Enhancement: Switch from hdparm to smartctl for some hdd queries

kaffeemonster commented 5 years ago

I have some WD Red and one Seagate IronWolf 8T (ST8000xxxx). hddfancontrol works great with the WD Red. but it's a pain with the IronWolf. This is a real bummer, because the IronWolf if the hottest drive in the stack (7.2k instead of 5.7k).

The base issue seems to be that the IronWolf implement some new Energy-Foo which hddtemp and hdparm can't properly handle.

hdparm -C can not detect the drive state (comes out as unknown). Already installed last 9.58 release. hddtemp says the drive is sleeping and does not give a temp (needs command parameter "-w").

Example from smartctl -i -n: WD Red ... Power mode is: ACTIVE or IDLE

IronWolf .... Power mode was: IDLE_B

I'm trying to search the web what IDLE_B is or the magic switch for that drive to behave more sane, but that it ignores a lot of hdparm energy management settings is kind of a road block.

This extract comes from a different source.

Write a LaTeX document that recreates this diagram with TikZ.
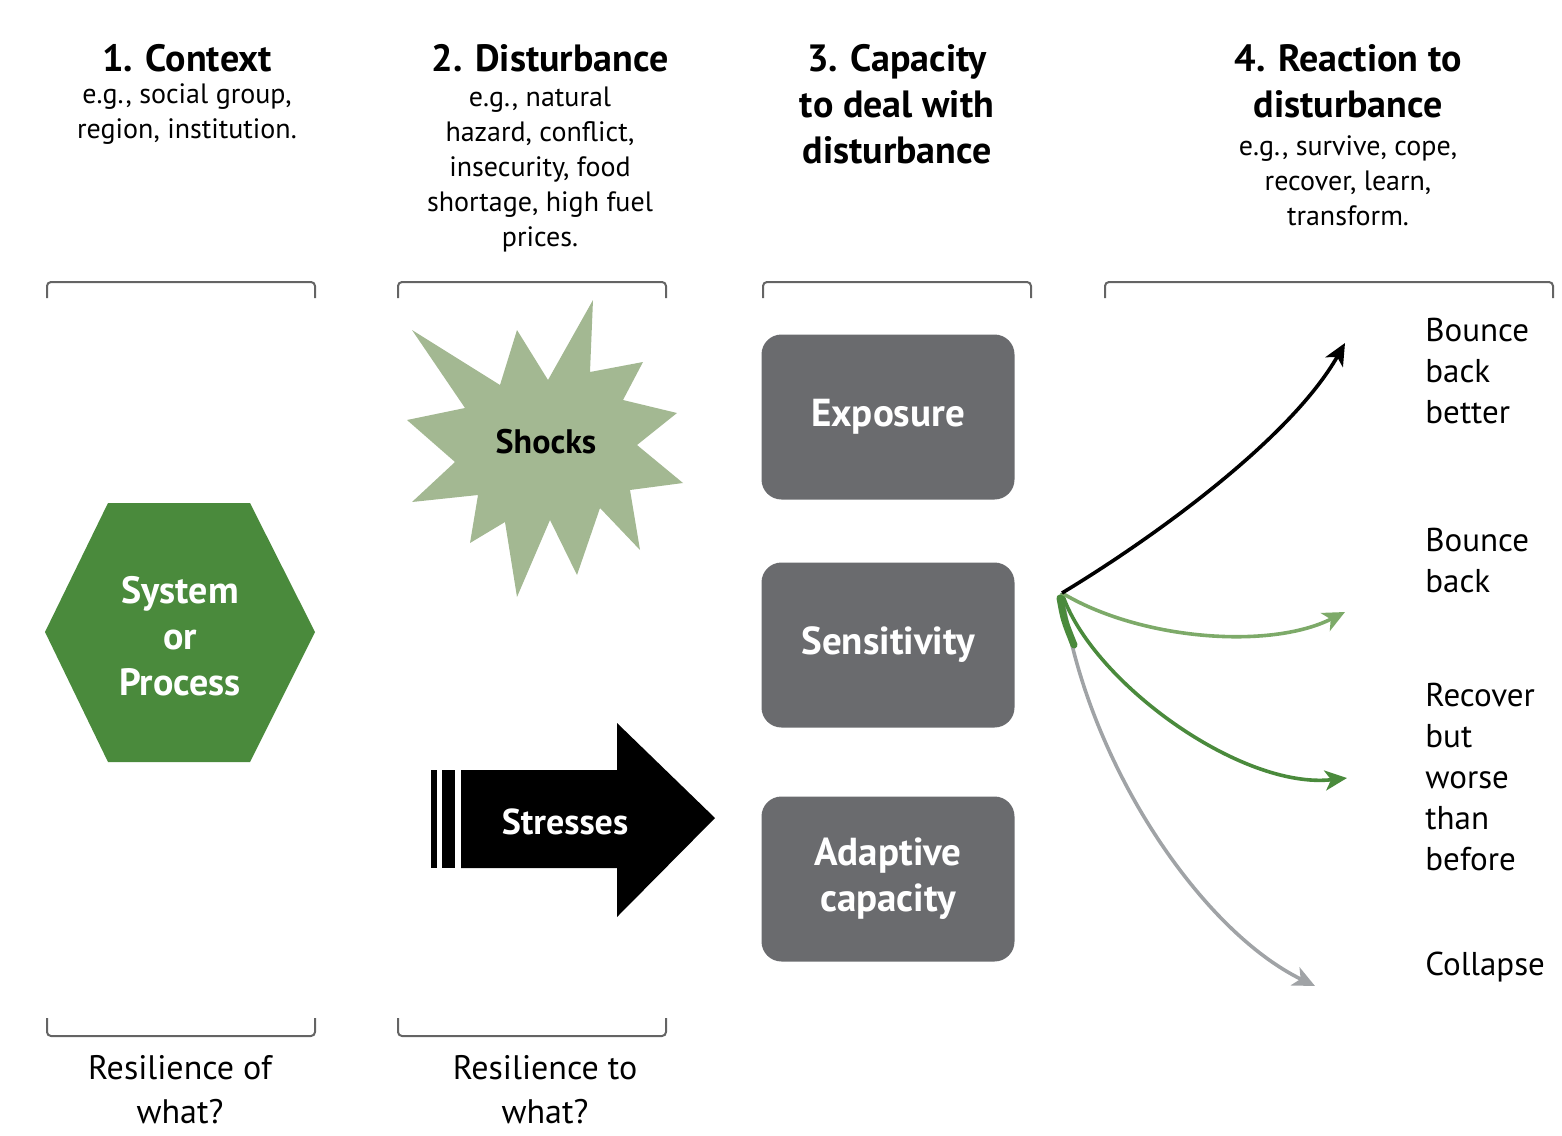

smartctl seems to be always a little more on the up-to-date side with these things. Would it make sense to use smartctl for some of the query commands where possible? Maybe switch completely? (See https://www.smartmontools.org/ticket/1017)

desbma commented 5 years ago

Normally I would have told you "not my problem, report the issue to the hddtemp project", but it is unmaintained, so I might consider replacing it.

Can you properly read temperature with smartctl?

Does that work when then drive is spinned down? To test manually, you can usually spin it down with hdparm -y xxx, when no disk activity occurs, and confirm by ear.

kaffeemonster commented 5 years ago

The "spinned down test" has to wait for tomorrow. Need to connect the cold spare.

I mean ATM the IronWolf isn't spun down or in standby, it's just in an idle mode hddtemp doesn't understand because too new?

smartctl can read temps. The classic grep out of the SMART-Values (smartctl -A). And there are the (newer?) SMART Command Transport (SCT) commands.

Oh boy: smartctl -l scttempsts /dev/sdx ... === START OF READ SMART DATA SECTION === SCT Status Version: 3 SCT Version (vendor specific): 522 (0x020a) SCT Support Level: 1 Device State: Active (0) Current Temperature: 41 Celsius Power Cycle Min/Max Temperature: 30/41 Celsius Lifetime Min/Max Temperature: 21/55 Celsius Under/Over Temperature Limit Count: 0/4

There are a lot more infos (complete log with histogram), quite frightening what a modern drive logs...

hddtemp mostly does nothing different then to query the SMART counter for temp. I guess only problem is:

it condenses different SMART-Value-IDs which have come and gone over the years (via hddtemp.db)
applies quirks to some drive readouts?
it sometimes has special access thingies
it is automatic mindfull of the drive sleep state (smartctl can do "-n standby")
has a built in daemon to query, i don't think you can query smartd
much simpler

But hddtemp can only query some drives in spun down mode.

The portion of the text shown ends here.